Theodore A. Khoury—a first-generation Palestinian-American professor of management and strategy at PSU—also wrote in support of the resolution and described it as a proud moment for him as a professor. 

 

“With over 35,000 civilians now dead, nearly 11K missing, abducted or buried, over 78K seriously injured and over 1.7 Million displaced from their destroyed homes, Israel’s project was and (as I write this, still) is being accomplished through various Boeing technologies,” Khoury stated in his testimony. “Whether it be the F-15 fighter jets, the Chinook and Apache attack helicopters, the unguided small diameter bombs (SDBs), or joint direct attack munition (JDAM) kits that convert these bombs to precision-guided munitions, Boeing is front and center in enabling genocide and ASPSU is simply recognizing the sheer conflict between the values PSU promotes versus what it actually models.”

 

PSU student, member of SUPER and first-generation Palestinian-American Natalie Khalil explained in her testimony how Cudd’s decision to pause donations from Boeing until the situation can be properly debated is not enough. 

 

“Pausing to then have a debate about ethics is a slap in the face,” Khalil stated. “The very fact that you are even posing a debate about ethics when my home is destroyed, when there are students that attend this university that have lost family members, when Arab/Muslim students at this university have been assaulted on this campus, when we as [Indigenous] people have lost everything, I was raised by a refugee that cannot return to his homeland, they took our homes.”

 

The BSU explained how the oppression of Black Americans is synonymous with the ongoing genocide in Palestine, and how this resolution would help bolster PSU’s values of diversity, equity and inclusion. 

 

“The response by this university has been subpar and has communicated to its students, Palestinian, Black, or any other marginalized group, that it prioritizes profit over them,” the BSU testimony stated. “This resolution would staunchly change that narrative and set the tone that PSU truly values diversity, equity, and inclusion.
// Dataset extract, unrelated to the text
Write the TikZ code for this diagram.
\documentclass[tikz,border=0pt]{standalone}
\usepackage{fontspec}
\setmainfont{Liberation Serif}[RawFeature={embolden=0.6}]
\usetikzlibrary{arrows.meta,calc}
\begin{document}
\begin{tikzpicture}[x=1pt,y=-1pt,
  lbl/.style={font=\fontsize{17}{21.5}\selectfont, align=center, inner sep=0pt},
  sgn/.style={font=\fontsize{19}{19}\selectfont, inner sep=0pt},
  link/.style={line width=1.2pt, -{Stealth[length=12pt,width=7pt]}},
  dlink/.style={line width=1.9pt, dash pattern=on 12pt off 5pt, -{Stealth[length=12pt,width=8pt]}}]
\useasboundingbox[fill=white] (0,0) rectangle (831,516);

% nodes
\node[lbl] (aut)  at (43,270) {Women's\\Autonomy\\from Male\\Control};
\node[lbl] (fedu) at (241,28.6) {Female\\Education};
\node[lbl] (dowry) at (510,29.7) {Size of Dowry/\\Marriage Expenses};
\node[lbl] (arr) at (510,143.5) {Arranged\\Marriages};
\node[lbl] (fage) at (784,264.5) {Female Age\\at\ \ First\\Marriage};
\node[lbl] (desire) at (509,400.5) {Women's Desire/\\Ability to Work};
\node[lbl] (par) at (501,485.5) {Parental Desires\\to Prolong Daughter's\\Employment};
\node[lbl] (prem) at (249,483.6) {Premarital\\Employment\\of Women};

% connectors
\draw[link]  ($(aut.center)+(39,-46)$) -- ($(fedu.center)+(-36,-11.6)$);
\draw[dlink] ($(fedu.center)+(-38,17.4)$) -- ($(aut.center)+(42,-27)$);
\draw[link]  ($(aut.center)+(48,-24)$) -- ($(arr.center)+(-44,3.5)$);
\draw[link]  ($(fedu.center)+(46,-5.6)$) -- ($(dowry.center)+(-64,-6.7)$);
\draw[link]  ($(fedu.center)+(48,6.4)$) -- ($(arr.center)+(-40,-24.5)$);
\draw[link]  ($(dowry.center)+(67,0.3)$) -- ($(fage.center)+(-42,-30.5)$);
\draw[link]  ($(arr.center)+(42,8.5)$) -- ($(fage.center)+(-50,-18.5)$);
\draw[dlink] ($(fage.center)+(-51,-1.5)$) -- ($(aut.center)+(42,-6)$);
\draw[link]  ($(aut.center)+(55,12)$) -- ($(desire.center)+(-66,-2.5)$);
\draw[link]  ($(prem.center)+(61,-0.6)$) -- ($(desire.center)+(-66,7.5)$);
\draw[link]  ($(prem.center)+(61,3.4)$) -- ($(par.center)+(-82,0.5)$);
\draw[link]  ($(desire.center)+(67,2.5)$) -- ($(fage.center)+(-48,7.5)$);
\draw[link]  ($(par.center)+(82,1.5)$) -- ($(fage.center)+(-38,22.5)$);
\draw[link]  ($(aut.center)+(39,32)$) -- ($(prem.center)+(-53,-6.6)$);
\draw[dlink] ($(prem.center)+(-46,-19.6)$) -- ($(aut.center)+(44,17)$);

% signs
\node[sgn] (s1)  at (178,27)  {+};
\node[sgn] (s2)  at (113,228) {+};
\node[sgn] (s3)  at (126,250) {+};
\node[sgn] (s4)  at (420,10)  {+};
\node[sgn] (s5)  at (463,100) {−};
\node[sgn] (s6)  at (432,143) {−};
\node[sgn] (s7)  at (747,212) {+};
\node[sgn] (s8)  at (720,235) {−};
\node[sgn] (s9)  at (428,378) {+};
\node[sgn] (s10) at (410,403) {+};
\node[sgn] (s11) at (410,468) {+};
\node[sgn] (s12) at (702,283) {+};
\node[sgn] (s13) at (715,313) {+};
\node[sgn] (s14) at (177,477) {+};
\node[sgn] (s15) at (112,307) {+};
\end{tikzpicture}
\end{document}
We, the Black Student Union, will always advocate for equal human rights and just treatment for everyone. We encourage our institution to do the same and cut ties with Boeing.”

 

In addition to urging the university to cut ties with Boeing, the resolution also urges for PSU to strategically replace the benefits derived from its partnerships with Boeing with alternatives that better align with the university’s ethical standards and values in a manner that minimizes disruption to students who benefit from this partnership. 

 

The resolution also encourages the university to fund and support causes and projects which align with PSU’s values of anti-racism and sustainability until it cuts ties with Boeing. 

 

“This includes but is not limited to 1) New curriculums teaching methods to dissect Islamophobia, Anti-Semitism, Anti-Palestinian and Anti-Arab rhetoric,” the resolution stated. “2) Workshops catering towards safety for students on campus. 3) The continuation of the dialogue task force and its promotion. A student-majority committee should be formed and contribute to this process. We demand that our institutional funds are fully transparent and easily accessible and that students and the Portland State University community are given a voice in how our funds are allocated.”